Stored data
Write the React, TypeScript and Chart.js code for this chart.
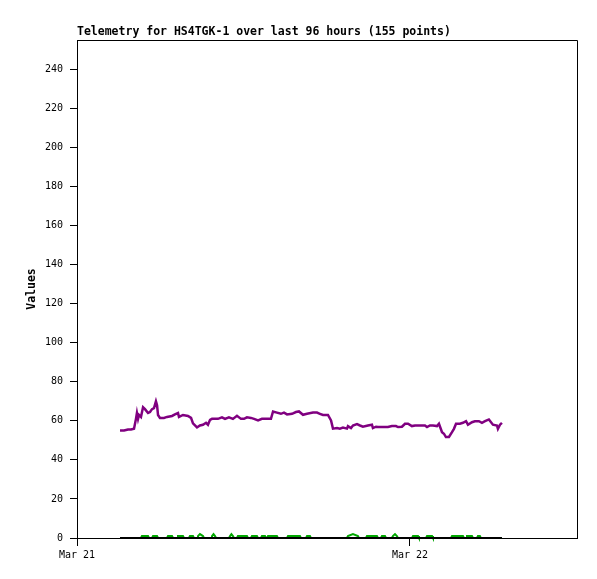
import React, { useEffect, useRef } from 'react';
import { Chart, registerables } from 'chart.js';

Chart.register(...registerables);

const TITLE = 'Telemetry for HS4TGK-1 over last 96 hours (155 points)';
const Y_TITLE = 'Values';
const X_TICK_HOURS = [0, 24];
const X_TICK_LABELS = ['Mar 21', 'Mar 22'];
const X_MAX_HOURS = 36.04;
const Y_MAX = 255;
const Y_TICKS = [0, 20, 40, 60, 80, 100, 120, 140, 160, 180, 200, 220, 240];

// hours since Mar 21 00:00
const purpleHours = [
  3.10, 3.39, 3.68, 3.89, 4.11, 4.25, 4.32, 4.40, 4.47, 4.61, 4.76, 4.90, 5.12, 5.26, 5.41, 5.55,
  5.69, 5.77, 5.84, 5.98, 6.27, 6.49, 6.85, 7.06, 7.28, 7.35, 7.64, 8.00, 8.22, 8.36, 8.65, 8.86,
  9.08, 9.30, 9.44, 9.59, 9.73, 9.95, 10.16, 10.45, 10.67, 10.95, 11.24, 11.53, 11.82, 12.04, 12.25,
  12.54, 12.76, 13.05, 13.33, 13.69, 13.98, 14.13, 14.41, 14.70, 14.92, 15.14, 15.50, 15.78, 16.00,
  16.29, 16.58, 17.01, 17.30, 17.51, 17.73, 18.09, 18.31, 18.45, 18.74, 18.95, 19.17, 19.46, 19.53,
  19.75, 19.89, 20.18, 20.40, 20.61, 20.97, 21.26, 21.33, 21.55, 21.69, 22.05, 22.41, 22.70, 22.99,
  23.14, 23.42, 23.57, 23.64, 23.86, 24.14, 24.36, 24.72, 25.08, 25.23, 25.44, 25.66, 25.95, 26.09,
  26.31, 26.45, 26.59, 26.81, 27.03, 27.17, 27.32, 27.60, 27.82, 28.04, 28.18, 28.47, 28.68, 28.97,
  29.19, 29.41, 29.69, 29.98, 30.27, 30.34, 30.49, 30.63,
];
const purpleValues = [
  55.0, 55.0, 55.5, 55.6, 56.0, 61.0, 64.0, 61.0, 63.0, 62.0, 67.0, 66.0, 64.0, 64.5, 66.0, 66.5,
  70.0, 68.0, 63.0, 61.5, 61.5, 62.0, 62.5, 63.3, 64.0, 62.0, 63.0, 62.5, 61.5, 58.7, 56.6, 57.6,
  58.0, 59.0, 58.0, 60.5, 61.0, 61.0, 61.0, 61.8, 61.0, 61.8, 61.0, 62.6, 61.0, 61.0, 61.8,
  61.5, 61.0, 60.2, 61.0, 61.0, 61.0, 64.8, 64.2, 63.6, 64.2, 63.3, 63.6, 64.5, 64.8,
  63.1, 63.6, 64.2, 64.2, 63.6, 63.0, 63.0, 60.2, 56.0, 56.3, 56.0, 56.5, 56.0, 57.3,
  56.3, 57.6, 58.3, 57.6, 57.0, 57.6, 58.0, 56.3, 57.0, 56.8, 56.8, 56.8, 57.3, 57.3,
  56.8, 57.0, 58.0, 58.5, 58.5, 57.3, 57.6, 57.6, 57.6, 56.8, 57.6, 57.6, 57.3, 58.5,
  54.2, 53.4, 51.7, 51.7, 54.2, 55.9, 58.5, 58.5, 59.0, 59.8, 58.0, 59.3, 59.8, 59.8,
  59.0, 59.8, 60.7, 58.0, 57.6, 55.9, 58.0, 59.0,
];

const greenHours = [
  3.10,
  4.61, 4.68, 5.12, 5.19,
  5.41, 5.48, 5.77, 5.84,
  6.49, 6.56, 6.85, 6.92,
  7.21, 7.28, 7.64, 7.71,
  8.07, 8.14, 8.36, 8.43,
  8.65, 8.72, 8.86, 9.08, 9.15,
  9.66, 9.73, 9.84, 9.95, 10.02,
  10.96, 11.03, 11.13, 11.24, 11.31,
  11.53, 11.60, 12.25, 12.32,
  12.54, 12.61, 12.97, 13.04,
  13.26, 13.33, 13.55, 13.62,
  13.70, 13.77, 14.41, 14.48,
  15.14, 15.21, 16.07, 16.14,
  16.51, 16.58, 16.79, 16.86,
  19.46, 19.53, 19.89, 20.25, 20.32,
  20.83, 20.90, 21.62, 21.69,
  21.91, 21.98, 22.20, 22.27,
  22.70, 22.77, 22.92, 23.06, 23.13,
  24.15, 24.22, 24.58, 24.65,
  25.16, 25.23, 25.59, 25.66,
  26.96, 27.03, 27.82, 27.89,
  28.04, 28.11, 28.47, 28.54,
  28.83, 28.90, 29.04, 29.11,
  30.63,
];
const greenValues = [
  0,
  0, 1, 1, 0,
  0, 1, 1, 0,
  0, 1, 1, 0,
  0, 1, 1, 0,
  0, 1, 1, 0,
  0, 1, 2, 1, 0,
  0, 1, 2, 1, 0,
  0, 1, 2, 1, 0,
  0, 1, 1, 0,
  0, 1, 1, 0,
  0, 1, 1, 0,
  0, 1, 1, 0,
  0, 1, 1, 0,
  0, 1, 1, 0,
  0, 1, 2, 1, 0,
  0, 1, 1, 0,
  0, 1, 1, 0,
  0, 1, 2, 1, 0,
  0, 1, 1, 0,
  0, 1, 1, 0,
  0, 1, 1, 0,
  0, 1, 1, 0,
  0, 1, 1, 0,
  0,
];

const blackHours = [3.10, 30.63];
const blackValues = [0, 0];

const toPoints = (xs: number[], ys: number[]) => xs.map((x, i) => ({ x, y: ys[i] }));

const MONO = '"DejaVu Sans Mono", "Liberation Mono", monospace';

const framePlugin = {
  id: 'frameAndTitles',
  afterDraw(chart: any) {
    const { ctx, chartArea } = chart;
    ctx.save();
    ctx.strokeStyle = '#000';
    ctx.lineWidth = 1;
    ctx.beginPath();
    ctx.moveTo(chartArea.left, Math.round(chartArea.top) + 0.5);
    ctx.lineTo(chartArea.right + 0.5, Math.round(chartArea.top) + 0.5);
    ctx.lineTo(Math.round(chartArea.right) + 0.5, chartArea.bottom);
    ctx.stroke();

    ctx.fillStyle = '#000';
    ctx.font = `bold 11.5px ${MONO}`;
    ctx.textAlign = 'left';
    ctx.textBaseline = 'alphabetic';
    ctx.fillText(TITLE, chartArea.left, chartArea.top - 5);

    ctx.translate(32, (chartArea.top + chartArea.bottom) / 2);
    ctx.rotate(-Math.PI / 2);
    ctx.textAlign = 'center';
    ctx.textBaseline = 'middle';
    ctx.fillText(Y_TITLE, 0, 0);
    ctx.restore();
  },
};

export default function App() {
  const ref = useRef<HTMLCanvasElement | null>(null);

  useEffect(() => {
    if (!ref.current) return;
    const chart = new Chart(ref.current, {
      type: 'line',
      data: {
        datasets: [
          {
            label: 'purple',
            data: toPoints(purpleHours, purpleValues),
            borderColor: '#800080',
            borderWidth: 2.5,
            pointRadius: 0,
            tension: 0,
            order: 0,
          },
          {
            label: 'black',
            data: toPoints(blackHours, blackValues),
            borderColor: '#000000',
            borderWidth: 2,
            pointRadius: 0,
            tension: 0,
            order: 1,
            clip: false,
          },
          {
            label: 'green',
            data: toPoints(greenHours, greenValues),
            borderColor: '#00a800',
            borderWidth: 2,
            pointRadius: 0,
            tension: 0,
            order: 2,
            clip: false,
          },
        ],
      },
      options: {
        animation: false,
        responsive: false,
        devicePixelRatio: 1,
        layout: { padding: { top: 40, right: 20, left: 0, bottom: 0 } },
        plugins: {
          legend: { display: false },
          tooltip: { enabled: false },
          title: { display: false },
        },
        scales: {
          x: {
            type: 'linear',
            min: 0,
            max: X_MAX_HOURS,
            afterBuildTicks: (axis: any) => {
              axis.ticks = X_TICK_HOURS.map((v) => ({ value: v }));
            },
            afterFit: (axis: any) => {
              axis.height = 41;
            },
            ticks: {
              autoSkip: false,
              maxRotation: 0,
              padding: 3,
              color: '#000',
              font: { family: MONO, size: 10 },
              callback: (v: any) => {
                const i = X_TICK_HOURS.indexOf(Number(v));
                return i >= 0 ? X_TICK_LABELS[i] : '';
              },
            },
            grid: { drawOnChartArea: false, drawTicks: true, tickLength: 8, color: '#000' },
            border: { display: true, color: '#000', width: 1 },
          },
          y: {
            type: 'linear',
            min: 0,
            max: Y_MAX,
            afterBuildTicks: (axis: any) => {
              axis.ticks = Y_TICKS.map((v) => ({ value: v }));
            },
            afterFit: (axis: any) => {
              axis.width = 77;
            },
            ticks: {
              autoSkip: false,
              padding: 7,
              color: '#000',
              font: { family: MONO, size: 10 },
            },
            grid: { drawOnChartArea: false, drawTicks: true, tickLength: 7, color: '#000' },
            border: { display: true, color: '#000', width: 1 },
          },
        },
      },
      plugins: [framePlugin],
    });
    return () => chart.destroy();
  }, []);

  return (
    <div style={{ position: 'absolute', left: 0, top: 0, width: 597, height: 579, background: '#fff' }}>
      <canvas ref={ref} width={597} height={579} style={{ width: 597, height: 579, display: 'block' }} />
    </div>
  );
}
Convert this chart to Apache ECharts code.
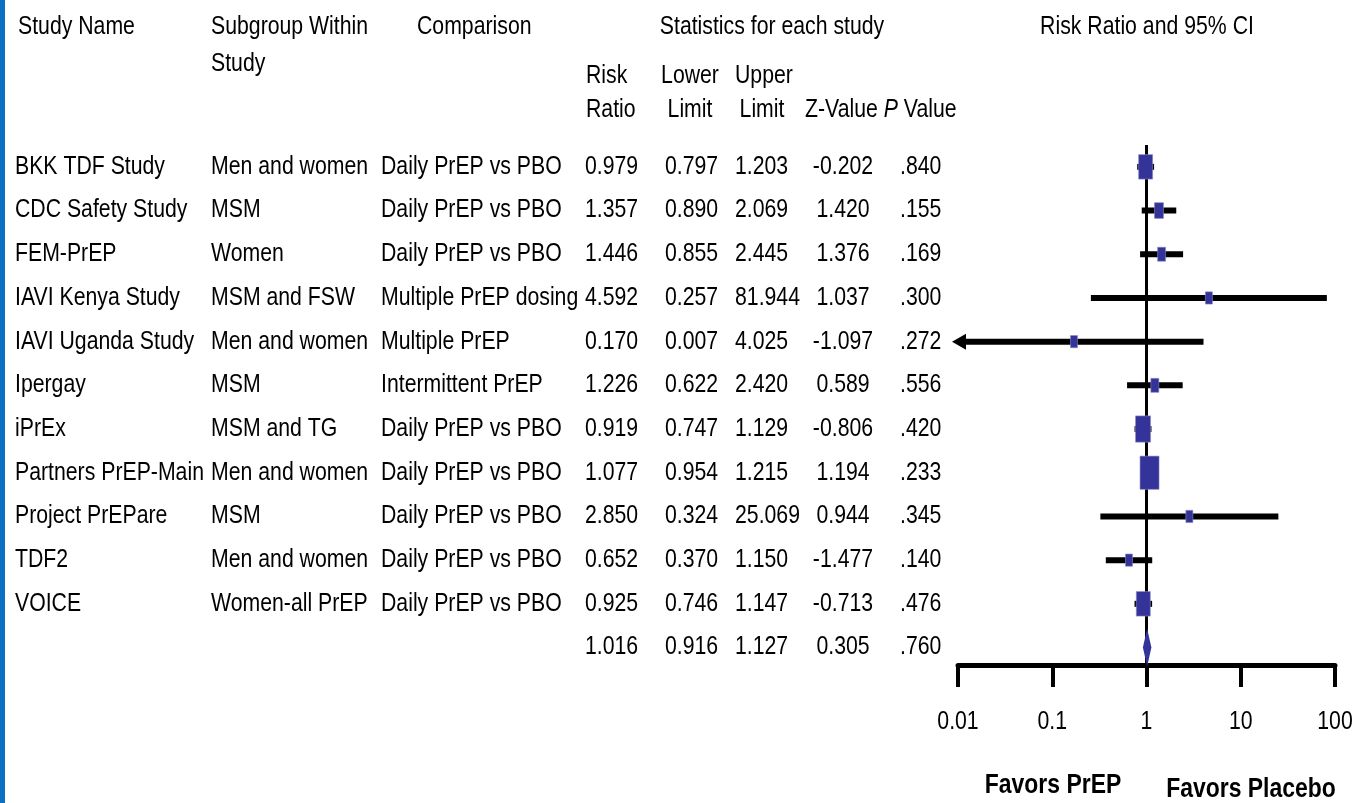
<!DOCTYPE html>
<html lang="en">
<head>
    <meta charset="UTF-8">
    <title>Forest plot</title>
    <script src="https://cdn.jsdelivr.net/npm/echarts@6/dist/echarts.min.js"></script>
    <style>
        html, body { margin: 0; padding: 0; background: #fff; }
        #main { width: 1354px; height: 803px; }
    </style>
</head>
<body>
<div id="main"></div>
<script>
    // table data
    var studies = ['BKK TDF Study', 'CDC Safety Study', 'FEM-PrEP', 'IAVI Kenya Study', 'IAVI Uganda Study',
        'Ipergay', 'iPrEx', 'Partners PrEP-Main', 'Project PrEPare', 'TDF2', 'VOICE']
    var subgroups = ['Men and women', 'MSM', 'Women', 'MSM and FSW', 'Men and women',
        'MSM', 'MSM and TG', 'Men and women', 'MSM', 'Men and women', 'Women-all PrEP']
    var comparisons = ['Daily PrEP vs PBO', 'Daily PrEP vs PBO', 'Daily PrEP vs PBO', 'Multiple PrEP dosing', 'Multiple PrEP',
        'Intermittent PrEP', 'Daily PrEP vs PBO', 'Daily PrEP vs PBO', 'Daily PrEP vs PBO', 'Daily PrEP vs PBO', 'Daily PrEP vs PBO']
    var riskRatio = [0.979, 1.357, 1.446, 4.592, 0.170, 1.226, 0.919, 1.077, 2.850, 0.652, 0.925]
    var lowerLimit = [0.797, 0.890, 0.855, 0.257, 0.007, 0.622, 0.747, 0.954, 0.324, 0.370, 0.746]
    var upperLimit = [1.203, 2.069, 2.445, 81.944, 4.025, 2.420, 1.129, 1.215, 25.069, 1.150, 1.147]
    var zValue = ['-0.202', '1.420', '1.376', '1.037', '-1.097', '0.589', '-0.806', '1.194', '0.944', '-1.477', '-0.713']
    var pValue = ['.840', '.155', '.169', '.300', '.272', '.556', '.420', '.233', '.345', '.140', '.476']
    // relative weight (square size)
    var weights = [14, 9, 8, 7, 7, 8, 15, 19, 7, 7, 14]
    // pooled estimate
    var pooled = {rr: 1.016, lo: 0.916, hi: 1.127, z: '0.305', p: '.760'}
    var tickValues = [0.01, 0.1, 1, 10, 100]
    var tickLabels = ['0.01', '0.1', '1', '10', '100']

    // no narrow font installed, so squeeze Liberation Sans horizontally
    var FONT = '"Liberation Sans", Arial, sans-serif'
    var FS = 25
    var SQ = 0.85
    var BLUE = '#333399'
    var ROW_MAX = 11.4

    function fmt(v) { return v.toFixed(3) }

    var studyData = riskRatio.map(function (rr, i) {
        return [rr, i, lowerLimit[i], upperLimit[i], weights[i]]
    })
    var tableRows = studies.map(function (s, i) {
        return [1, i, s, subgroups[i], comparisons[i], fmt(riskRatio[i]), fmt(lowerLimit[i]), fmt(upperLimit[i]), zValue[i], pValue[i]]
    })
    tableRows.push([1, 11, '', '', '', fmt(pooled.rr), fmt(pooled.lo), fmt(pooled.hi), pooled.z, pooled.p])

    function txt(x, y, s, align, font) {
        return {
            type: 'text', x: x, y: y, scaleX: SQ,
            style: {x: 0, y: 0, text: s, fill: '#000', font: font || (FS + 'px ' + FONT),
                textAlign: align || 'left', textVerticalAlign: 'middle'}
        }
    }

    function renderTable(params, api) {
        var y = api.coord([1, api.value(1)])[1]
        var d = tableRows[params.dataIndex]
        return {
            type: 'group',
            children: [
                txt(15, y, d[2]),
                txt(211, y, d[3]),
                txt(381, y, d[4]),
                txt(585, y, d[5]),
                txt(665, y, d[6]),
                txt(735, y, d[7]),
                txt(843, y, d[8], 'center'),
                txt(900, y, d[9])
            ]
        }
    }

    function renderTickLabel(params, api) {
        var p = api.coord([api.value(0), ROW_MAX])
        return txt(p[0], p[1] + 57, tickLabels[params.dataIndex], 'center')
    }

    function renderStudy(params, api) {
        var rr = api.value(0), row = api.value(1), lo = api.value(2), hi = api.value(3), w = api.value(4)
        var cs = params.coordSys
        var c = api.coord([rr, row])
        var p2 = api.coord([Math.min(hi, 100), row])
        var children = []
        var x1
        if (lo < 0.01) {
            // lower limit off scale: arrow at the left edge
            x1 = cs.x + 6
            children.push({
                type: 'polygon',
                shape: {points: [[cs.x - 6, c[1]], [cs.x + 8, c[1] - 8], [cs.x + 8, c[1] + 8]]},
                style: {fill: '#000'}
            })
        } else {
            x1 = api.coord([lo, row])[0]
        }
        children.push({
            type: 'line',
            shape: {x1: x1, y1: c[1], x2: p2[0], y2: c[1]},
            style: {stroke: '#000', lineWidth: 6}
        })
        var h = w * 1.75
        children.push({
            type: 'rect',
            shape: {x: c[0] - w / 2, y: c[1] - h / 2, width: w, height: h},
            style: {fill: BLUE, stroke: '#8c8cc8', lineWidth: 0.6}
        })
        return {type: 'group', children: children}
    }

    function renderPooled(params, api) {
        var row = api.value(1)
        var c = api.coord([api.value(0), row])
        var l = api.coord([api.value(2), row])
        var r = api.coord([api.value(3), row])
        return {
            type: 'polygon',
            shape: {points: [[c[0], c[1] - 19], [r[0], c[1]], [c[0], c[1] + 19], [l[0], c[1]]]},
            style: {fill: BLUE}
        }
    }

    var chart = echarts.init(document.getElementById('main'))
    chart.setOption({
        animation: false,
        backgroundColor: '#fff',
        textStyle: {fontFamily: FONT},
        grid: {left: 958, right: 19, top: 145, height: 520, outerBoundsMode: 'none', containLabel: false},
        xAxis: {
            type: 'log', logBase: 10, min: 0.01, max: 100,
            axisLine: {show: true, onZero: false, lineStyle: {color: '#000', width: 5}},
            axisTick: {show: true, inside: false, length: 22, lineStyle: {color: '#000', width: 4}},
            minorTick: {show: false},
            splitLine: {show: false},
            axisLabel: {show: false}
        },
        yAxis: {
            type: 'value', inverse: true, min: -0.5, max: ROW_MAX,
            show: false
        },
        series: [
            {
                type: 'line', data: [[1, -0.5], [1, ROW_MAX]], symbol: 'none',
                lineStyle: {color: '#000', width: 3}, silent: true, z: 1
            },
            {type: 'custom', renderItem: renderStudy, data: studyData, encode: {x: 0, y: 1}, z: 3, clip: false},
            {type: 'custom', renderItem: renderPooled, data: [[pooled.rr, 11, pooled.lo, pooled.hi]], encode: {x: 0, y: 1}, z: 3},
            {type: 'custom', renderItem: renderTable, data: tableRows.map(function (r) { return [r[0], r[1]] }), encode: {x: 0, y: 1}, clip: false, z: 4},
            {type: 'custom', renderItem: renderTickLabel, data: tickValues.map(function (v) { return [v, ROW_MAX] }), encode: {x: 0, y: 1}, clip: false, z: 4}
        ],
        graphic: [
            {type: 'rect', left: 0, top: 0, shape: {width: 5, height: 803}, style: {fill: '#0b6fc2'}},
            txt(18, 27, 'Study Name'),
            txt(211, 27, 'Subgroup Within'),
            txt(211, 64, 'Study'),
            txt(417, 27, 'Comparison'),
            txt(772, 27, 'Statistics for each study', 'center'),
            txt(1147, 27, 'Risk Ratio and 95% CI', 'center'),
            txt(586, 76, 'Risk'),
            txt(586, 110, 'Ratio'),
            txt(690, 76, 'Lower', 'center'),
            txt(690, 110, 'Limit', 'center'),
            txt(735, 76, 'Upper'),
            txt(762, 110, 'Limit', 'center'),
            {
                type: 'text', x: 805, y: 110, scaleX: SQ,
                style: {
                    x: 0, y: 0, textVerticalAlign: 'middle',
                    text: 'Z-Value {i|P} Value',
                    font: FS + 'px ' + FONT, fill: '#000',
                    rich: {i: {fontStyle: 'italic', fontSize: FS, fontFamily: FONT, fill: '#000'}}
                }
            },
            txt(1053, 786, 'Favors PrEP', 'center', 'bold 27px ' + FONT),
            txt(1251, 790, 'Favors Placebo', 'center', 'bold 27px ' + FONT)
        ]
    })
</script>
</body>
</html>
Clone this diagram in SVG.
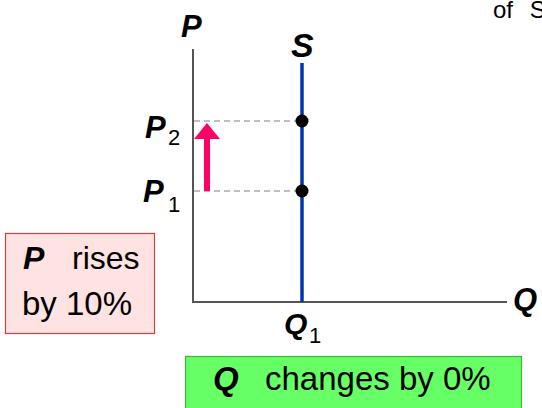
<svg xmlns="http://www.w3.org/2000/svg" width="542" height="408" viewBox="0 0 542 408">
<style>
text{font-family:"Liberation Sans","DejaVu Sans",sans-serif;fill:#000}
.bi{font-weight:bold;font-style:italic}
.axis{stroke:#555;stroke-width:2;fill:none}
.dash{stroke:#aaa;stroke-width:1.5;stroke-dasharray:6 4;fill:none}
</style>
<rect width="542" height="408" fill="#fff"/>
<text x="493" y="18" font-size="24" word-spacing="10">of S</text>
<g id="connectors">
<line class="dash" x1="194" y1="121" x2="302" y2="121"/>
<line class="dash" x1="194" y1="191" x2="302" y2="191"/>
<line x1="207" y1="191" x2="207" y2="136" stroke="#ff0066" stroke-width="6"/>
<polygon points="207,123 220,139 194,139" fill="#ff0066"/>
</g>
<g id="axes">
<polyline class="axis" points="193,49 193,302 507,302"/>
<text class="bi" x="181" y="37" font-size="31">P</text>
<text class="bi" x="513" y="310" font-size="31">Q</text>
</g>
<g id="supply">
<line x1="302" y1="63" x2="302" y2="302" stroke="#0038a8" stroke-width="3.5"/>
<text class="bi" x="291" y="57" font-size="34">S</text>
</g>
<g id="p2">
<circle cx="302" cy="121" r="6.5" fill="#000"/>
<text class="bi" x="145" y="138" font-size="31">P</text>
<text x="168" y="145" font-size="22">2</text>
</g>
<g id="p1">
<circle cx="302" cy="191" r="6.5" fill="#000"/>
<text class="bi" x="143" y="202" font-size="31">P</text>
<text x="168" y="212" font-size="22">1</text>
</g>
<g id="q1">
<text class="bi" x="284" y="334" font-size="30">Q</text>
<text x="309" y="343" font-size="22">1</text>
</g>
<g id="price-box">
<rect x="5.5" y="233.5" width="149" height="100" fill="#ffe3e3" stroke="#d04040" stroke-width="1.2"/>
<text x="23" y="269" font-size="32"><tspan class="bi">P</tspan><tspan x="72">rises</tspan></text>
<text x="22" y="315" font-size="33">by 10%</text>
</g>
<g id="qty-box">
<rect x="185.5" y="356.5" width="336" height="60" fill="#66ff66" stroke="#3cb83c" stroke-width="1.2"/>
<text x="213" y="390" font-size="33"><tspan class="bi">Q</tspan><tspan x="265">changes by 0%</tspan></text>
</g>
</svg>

▸ THE REQUEST:
Repeat the lines above, starting at the first and stopping after the line that holds "200, 220, 240];", with the pictures left out.

▸ TASK RESPONSE:
Write the React, TypeScript and Chart.js code for this chart.
import React, { useEffect, useRef } from 'react';
import { Chart, registerables } from 'chart.js';

Chart.register(...registerables);

const TITLE = 'Telemetry for HS4TGK-1 over last 96 hours (155 points)';
const Y_TITLE = 'Values';
const X_TICK_HOURS = [0, 24];
const X_TICK_LABELS = ['Mar 21', 'Mar 22'];
const X_MAX_HOURS = 36.04;
const Y_MAX = 255;
const Y_TICKS = [0, 20, 40, 60, 80, 100, 120, 140, 160, 180, 200, 220, 240];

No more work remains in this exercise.